Here is the head of a snare drum (thanks Sean) showing the two dimensional, joint distribution of his drumstick hits. The maker, Evans, produces drum heads with two plys of plastic bonded together. In this image the pattern of wear and use reveal themselves through contour lines as closed curves indicating regions of similar frequency of use. The greatest wear is in the lightest colored central region, having seen the greatest frequency of hits. This central region has worn through the first ply showing the remaining plastic support underneath. Sean seems to have a very stable left hand, consistently hitting this small central region in nearly a circular pattern. In this region, the horizontal location of his hits seems independent of the vertical, producing this near circular pattern of the joint distribution. Surrounding this is the darker region of the top ply of plastic. This layer retains more dirt and grime than the underlying supporting plastic. Again the pattern of these hits is nearly circular. It turns out that with simple assumptions, like radial symmetry and independence, the pattern can be shown to be that of a bivariate normal distribution. A result that was thought first published (p. 398) by John Herschel in 1850, but actually discovered much earlier by the American mathematician Robert Adrain in 1808. More details on that in a future post.

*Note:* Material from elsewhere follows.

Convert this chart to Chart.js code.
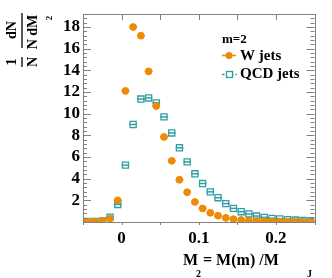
<!DOCTYPE html>
<html>
<head>
<meta charset="utf-8">
<script src="https://cdn.jsdelivr.net/npm/chart.js@4.4.1/dist/chart.umd.min.js"></script>
<style>
  html, body { margin: 0; padding: 0; background: #fff; }
  #wrap { width: 332px; height: 278px; position: relative; }
</style>
</head>
<body>
<div id="wrap"><canvas id="myChart"></canvas></div>
<script>
// bin centres of M2 (bin width 0.01)
const binCenters = [-0.045, -0.035, -0.025, -0.015, -0.005, 0.005, 0.015, 0.025, 0.035, 0.045,
  0.055, 0.065, 0.075, 0.085, 0.095, 0.105, 0.115, 0.125, 0.135, 0.145,
  0.155, 0.165, 0.175, 0.185, 0.195, 0.205, 0.215, 0.225, 0.235, 0.245];
const wJets = [0.05, 0.05, 0.1, 0.3, 2.0, 12.1, 18.0, 17.2, 13.9, 10.7,
  7.85, 5.65, 3.9, 2.75, 1.85, 1.25, 0.85, 0.58, 0.38, 0.26,
  0.19, 0.14, 0.1, 0.08, 0.06, 0.05, 0.04, 0.03, 0.03, 0.02];
const qcdJets = [0.05, 0.05, 0.1, 0.45, 1.62, 5.25, 9.0, 11.35, 11.45, 11.0,
  9.7, 8.22, 6.85, 5.55, 4.45, 3.55, 2.78, 2.24, 1.7, 1.26,
  0.95, 0.74, 0.55, 0.43, 0.34, 0.28, 0.22, 0.18, 0.15, 0.12];
const binHalfWidth = 0.005;

const xTicks = [0, 0.1, 0.2];
const xMinorTicks = [-0.05, 0.05, 0.15, 0.25];
const yTicks = [2, 4, 6, 8, 10, 12, 14, 16, 18];

const orange = '#ef8a05';
const teal = '#2f9fa4';
const frameColor = '#808080';
const serif = '"Liberation Serif", "DejaVu Serif", serif';

function toPoints(ys) {
    return binCenters.map((x, i) => ({ x: x, y: ys[i] }));
}

// horizontal bars (bin width) behind the markers
const binBars = {
    id: 'binBars',
    beforeDatasetsDraw(chart) {
        const ctx = chart.ctx;
        const xs = chart.scales.x, ys = chart.scales.y;
        ctx.save();
        chart.data.datasets.forEach(ds => {
            ctx.strokeStyle = ds.borderColor;
            ctx.lineWidth = 1.5;
            ds.data.forEach(p => {
                const y = ys.getPixelForValue(p.y);
                ctx.beginPath();
                ctx.moveTo(xs.getPixelForValue(p.x - binHalfWidth), y);
                ctx.lineTo(xs.getPixelForValue(p.x + binHalfWidth), y);
                ctx.stroke();
            });
        });
        ctx.restore();
    }
};

// ROOT-like frame, ticks, titles and legend
const rootStyle = {
    id: 'rootStyle',
    afterDraw(chart) {
        const ctx = chart.ctx;
        const a = chart.chartArea;
        const xs = chart.scales.x, ys = chart.scales.y;
        ctx.save();
        ctx.strokeStyle = frameColor;
        ctx.lineWidth = 1;
        ctx.strokeRect(Math.round(a.left) + 0.5, Math.round(a.top) + 0.5,
            Math.round(a.right - a.left), Math.round(a.bottom - a.top));

        ctx.beginPath();
        // y ticks, inward on both sides
        for (let v = 0; v <= ys.max + 1e-9; v += 0.4) {
            const major = Math.abs(v / 2 - Math.round(v / 2)) < 1e-6;
            const len = major ? 8 : 4;
            const y = Math.round(ys.getPixelForValue(v)) + 0.5;
            ctx.moveTo(a.left, y); ctx.lineTo(a.left + len, y);
            ctx.moveTo(a.right, y); ctx.lineTo(a.right - len, y);
        }
        // x ticks
        xTicks.concat(xMinorTicks).forEach(v => {
            const x = Math.round(xs.getPixelForValue(v)) + 0.5;
            ctx.moveTo(x, a.top); ctx.lineTo(x, a.top + 6);
            ctx.moveTo(x, a.bottom); ctx.lineTo(x, a.bottom + 3);
        });
        ctx.stroke();

        // x title
        ctx.fillStyle = '#000';
        ctx.textBaseline = 'alphabetic';
        ctx.textAlign = 'left';
        ctx.font = 'bold 16px ' + serif;
        ctx.fillText('M', 183, 265);
        ctx.fillText('= M(m) /M', 203, 265);
        ctx.font = 'bold 10px ' + serif;
        ctx.fillText('2', 196, 277);
        ctx.fillText('J', 307, 277);

        // y title: 1/N dN/dM2, rotated
        ctx.save();
        ctx.translate(22, 0);
        ctx.rotate(-Math.PI / 2);
        ctx.font = 'bold 14px ' + serif;
        ctx.textAlign = 'center';
        ctx.textBaseline = 'middle';
        ctx.fillText('1', -62, -10);
        ctx.fillText('N', -62, 11);
        ctx.fillText('dN', -30, -10);
        ctx.fillText('N dM', -32, 11);
        ctx.font = 'bold 9px ' + serif;
        ctx.fillText('2', -18, 28);
        ctx.strokeStyle = '#000';
        ctx.lineWidth = 1.3;
        ctx.beginPath();
        ctx.moveTo(-67, 0); ctx.lineTo(-57, 0);
        ctx.moveTo(-48, 0); ctx.lineTo(-13, 0);
        ctx.stroke();
        ctx.restore();

        // legend
        ctx.textAlign = 'left';
        ctx.textBaseline = 'middle';
        ctx.font = 'bold 13px ' + serif;
        ctx.fillText('m=2', 222, 40);
        ctx.font = 'bold 15px ' + serif;
        ctx.fillText('W jets', 240, 56);
        ctx.fillText('QCD jets', 240, 74);

        ctx.lineWidth = 1.5;
        ctx.strokeStyle = orange;
        ctx.beginPath();
        ctx.moveTo(222, 55.5); ctx.lineTo(236, 55.5);
        ctx.stroke();
        ctx.fillStyle = orange;
        ctx.beginPath();
        ctx.arc(229, 55.5, 3.5, 0, Math.PI * 2);
        ctx.fill();

        ctx.strokeStyle = teal;
        ctx.setLineDash([2.5, 2]);
        ctx.beginPath();
        ctx.moveTo(222, 74.5); ctx.lineTo(237, 74.5);
        ctx.stroke();
        ctx.setLineDash([]);
        ctx.fillStyle = '#fff';
        ctx.fillRect(226.5, 71.5, 6, 6);
        ctx.lineWidth = 1.3;
        ctx.strokeRect(226.5, 71.5, 6, 6);
        ctx.restore();
    }
};

var ctx = document.getElementById('myChart').getContext('2d');
var myChart = new Chart(ctx, {
    type: 'scatter',
    data: {
        datasets: [{
            label: 'W jets',
            data: toPoints(wJets),
            pointStyle: 'circle',
            pointRadius: 3.4,
            backgroundColor: orange,
            borderColor: orange,
            borderWidth: 1
        }, {
            label: 'QCD jets',
            data: toPoints(qcdJets),
            pointStyle: 'rect',
            pointRadius: 4.3,
            backgroundColor: 'rgba(255,255,255,0)',
            borderColor: teal,
            borderWidth: 1.3
        }]
    },
    options: {
        responsive: true,
        maintainAspectRatio: false,
        animation: false,
        events: [],
        layout: { padding: { left: 0, top: 14, right: 17.5, bottom: 0 } },
        plugins: { legend: { display: false }, tooltip: { enabled: false } },
        scales: {
            x: {
                type: 'linear',
                min: -0.05,
                max: 0.25,
                afterBuildTicks: s => { s.ticks = xTicks.map(v => ({ value: v })); },
                afterFit: s => { s.height = 56; },
                grid: { display: false, drawTicks: false },
                border: { display: false },
                ticks: {
                    padding: 6,
                    color: '#000',
                    font: { family: serif, size: 17, weight: 'bold' },
                    maxRotation: 0,
                    callback: v => String(v)
                }
            },
            y: {
                type: 'linear',
                min: 0,
                max: 19.2,
                afterBuildTicks: s => { s.ticks = yTicks.map(v => ({ value: v })); },
                afterFit: s => { s.width = 83; },
                grid: { display: false, drawTicks: false },
                border: { display: false },
                ticks: {
                    padding: 3,
                    color: '#000',
                    font: { family: serif, size: 17, weight: 'bold' },
                    callback: v => String(v)
                }
            }
        }
    },
    plugins: [binBars, rootStyle]
});
</script>
</body>
</html>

But here, perhaps we see slight deviations from normality. The darker ring seems to show slightly  more variability extending vertically and a greater clustering of hits on the bottom of this image. This indicates a bit of skewness towards the top of the picture. Less use and wear is finally shown in the cream colored outer region that has seem very few hits. Thanks again Sean.

Monday, November 11, 2013

Top of the Heap? Mediocre Still

Here is a cartoon from Rhymes with Orange. A student looking at a bell-curve of SAT scores says, "My strategy? Shoot for the top of the bell curve. Then I can look down on everybody." The student clearly has the wrong idea. He seems to think that the peak of the bell curve puts him on the top of the heap. For him, higher on the curve is better than everyone. This mistake we've seen before in this blog here and here. But just perhaps the cartoonist, Hilary Price, has the idea of the bell curve correct. She shades in the letter C on the side. Rather than seeing this as an illustration of the student's multiple choice answer to an SAT question we could imagine that she has assigned to the student a score of C, a traditional average grade, that would be the most common or the most likely grade. This is exactly what the height of the bell-curve represents for such a mid-range grade. The bell curve is tallest for the most commonly occurring grades, not for the highest grade one might strive for. That grade is at the extreme right, where the curve is low. As we've seen before the "Top of the heap is mediocre."

Monday, November 4, 2013

Correlation Ellipse Matrix

Here is an informative graphical representation of the correlation matrix of a data set of weather data on 16 variables. The image is via the RevolutionAnalytics blog and their post on big data available in R. The data mining R package Rattle produced the image. The magnitudes of correlations are shown with a concentration ellipses. Blue ellipses, with positive slopes, display variables with positive correlation with darker blue shading depicting higher positive correlation and lighter blue shading depicting lower positive correlation. Near zero correlations are shown as open, unfilled ellipses that are nearly circular. Variables with negative correlation are shown similarly by red ellipses with negative slopes. Dark red shading depicts greater negative correlation and lighter red shading depicts negative correlations closer to zero. This is a very useful tool to guide the eye through the relationships of the many variables used. Of course, as is well known, correlation is only an appropriate measure of the strength of the linear relationships between two variables when their scatterplot shows approximately the elliptical shape shown in these shaded icons. Examples abound of scatterplots where representing them as above can be misleading. My favorite, below, from the book by Chambers, et al. shows eight scatterplots all with the same positive correlation of 0.7. Correlation and its representation with an ellipsoidal icon is appropriate for only one of these scatterplots. This extols us all to remember, to look at the data.